Code that draws figures
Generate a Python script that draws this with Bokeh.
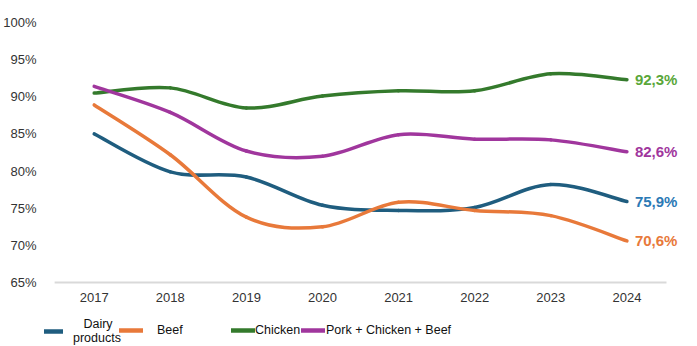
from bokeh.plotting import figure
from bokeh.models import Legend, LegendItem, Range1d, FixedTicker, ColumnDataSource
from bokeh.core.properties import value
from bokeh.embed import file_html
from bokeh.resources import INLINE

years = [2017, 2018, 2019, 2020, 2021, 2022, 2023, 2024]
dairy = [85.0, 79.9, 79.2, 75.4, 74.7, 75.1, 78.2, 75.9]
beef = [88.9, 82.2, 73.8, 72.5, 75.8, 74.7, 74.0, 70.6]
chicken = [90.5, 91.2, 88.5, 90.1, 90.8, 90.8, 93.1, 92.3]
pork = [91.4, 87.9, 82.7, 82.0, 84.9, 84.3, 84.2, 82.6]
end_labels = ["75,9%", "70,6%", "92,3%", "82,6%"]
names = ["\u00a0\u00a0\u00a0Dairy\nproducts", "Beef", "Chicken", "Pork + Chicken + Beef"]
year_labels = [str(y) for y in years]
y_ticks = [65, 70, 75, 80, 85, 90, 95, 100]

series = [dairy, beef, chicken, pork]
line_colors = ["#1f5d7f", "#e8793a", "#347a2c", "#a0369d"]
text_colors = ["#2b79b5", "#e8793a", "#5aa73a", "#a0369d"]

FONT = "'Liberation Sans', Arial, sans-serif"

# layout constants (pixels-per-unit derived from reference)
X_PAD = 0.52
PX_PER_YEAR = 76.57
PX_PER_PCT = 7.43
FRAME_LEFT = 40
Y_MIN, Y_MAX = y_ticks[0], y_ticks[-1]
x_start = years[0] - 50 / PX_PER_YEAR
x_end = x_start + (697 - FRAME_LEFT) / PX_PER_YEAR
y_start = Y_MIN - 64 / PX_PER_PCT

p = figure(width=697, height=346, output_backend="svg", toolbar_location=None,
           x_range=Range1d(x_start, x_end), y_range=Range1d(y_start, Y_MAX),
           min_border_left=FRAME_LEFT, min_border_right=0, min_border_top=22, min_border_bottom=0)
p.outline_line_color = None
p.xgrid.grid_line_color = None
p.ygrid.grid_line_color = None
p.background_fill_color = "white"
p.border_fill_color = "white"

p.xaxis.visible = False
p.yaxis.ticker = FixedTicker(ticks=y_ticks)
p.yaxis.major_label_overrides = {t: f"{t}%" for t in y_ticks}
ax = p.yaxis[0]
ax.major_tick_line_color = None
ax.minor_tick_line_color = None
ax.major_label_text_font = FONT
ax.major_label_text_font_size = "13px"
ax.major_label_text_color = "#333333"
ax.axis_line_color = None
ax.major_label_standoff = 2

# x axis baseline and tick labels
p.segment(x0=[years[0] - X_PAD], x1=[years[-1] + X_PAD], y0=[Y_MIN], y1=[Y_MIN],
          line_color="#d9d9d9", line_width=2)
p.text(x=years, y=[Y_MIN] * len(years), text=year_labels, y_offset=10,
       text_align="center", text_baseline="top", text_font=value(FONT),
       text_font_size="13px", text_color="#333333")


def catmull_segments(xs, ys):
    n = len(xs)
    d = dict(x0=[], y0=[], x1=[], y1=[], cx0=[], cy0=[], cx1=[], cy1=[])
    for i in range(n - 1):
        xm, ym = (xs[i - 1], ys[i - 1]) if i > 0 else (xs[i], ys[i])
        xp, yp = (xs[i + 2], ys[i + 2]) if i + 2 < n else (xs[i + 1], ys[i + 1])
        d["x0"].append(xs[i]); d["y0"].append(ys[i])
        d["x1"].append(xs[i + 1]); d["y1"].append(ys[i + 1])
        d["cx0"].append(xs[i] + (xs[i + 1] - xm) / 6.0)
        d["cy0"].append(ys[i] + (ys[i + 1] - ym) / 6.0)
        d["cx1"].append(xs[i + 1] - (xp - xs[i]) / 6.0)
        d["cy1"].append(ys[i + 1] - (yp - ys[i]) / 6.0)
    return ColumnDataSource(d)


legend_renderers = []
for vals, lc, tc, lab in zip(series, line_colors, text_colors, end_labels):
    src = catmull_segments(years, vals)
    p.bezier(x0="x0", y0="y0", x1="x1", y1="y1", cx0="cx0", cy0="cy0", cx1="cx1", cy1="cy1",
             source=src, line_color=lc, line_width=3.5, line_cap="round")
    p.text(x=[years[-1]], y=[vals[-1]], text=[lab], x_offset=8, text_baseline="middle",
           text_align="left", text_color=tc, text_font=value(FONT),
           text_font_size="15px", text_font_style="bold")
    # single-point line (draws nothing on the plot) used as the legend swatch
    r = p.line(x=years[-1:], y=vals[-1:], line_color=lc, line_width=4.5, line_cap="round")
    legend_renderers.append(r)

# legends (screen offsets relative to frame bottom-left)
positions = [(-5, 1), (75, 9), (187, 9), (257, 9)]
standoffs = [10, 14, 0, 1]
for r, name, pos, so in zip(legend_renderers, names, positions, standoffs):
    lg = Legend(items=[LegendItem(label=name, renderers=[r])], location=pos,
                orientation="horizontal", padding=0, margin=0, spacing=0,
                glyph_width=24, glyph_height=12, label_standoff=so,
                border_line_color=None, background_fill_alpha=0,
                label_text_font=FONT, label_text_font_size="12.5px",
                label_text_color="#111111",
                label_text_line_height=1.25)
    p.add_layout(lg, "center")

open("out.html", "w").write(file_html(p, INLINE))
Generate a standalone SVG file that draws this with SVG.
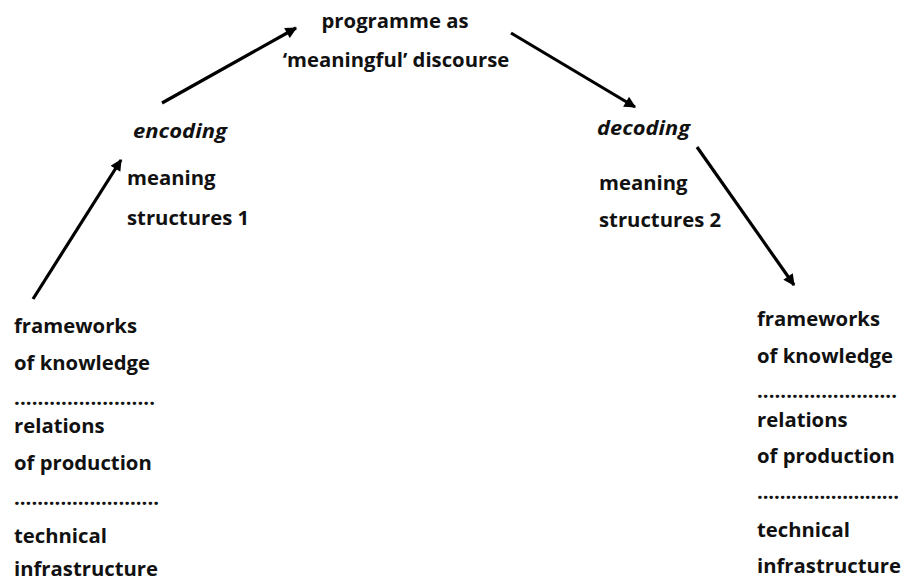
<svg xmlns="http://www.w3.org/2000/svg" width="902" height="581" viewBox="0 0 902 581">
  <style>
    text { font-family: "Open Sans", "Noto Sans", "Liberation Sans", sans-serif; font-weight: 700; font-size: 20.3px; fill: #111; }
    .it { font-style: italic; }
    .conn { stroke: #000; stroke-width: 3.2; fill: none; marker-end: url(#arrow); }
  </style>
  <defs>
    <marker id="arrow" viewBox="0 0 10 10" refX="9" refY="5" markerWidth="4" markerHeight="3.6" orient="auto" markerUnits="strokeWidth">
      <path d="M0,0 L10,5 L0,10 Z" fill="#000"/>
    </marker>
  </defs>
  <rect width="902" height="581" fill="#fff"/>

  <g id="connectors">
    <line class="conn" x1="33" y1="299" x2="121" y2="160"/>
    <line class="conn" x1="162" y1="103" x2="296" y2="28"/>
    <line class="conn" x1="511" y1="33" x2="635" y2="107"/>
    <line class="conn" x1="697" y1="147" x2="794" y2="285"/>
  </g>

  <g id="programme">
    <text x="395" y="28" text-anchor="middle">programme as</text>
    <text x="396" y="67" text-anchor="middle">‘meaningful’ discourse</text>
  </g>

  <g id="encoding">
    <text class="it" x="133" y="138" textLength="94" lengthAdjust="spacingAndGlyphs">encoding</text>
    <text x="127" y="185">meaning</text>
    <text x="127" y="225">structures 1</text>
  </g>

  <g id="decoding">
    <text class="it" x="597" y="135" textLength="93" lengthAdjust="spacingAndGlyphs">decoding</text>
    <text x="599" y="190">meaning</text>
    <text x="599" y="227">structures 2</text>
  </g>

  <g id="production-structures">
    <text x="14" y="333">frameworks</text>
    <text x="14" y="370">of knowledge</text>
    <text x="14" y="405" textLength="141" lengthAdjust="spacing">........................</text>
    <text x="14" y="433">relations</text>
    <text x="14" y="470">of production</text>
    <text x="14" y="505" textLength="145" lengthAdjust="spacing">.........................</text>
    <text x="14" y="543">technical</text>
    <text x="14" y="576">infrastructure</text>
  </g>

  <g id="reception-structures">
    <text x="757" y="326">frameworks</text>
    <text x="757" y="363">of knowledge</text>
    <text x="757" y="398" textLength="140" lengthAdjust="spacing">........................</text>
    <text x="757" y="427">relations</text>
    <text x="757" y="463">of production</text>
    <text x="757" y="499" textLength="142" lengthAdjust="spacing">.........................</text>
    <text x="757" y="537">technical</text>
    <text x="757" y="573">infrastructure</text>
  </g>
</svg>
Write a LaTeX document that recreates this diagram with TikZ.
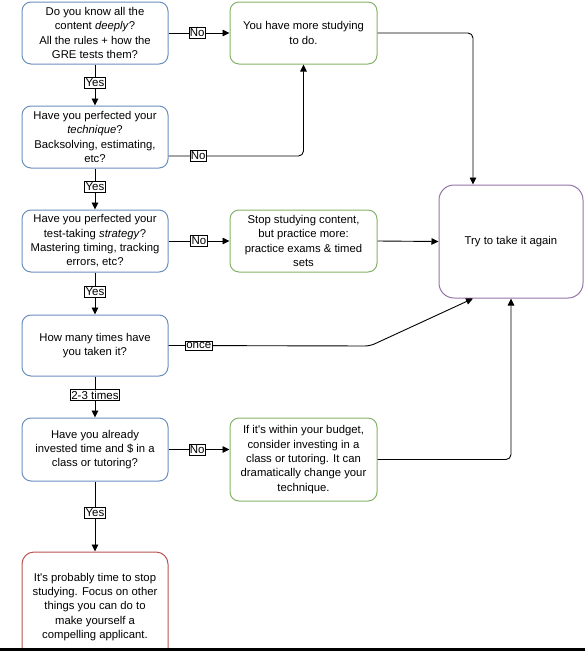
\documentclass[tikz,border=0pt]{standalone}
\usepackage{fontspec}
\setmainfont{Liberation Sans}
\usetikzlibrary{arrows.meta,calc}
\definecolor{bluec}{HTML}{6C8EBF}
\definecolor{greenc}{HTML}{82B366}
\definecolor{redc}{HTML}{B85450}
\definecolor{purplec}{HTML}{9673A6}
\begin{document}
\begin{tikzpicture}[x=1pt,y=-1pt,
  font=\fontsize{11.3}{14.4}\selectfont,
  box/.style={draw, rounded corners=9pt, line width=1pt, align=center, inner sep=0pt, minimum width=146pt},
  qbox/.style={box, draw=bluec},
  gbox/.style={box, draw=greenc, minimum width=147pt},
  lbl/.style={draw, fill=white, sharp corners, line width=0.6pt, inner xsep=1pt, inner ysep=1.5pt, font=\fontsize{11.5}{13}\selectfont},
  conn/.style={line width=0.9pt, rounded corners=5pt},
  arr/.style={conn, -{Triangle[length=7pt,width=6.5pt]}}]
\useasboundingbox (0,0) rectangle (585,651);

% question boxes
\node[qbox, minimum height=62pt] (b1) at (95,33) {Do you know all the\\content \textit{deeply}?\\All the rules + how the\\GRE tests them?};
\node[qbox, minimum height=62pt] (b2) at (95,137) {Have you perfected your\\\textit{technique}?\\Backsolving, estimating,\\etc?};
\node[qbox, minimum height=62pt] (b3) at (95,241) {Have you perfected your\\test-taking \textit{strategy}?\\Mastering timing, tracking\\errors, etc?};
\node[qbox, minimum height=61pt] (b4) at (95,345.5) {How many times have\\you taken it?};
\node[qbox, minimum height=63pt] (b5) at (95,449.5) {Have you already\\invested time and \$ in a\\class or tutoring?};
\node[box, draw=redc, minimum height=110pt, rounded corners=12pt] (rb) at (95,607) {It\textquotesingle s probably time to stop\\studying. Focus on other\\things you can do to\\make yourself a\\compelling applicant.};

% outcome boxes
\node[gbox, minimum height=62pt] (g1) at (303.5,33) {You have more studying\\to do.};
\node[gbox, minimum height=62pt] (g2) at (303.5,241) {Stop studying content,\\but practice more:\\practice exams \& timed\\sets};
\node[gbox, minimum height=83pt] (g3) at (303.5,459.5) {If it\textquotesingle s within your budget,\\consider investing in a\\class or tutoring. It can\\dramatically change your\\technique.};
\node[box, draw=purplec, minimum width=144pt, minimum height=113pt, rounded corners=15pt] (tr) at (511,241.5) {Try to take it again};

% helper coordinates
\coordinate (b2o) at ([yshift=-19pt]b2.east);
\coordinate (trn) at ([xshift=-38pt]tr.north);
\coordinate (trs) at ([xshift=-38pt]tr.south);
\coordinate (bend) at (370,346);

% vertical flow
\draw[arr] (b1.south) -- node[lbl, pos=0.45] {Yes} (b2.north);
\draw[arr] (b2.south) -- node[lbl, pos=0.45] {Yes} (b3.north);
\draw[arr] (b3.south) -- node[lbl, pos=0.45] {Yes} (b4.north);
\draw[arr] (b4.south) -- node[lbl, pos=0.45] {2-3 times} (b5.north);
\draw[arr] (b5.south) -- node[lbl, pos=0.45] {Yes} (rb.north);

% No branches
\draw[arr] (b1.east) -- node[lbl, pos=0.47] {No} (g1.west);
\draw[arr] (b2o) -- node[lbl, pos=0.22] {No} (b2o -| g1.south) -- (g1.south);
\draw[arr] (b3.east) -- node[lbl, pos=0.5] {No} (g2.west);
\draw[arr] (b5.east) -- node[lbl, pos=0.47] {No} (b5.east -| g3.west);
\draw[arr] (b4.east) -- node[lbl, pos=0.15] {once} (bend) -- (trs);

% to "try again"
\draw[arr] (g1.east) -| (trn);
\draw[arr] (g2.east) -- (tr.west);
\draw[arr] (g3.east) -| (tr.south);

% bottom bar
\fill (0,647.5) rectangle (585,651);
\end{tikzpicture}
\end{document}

STATED EXERCISE »
Leave the pictures out and repeat exactly the lines from the beginning of the records to the line bearing "from bokeh.resources import INLINE", both ends counted.

SOLUTION TO THIS EXERCISE »
Generate a Python script that draws this with Bokeh.
from bokeh.plotting import figure
from bokeh.models import Legend, LegendItem, Range1d, FixedTicker, ColumnDataSource
from bokeh.core.properties import value
from bokeh.embed import file_html
from bokeh.resources import INLINE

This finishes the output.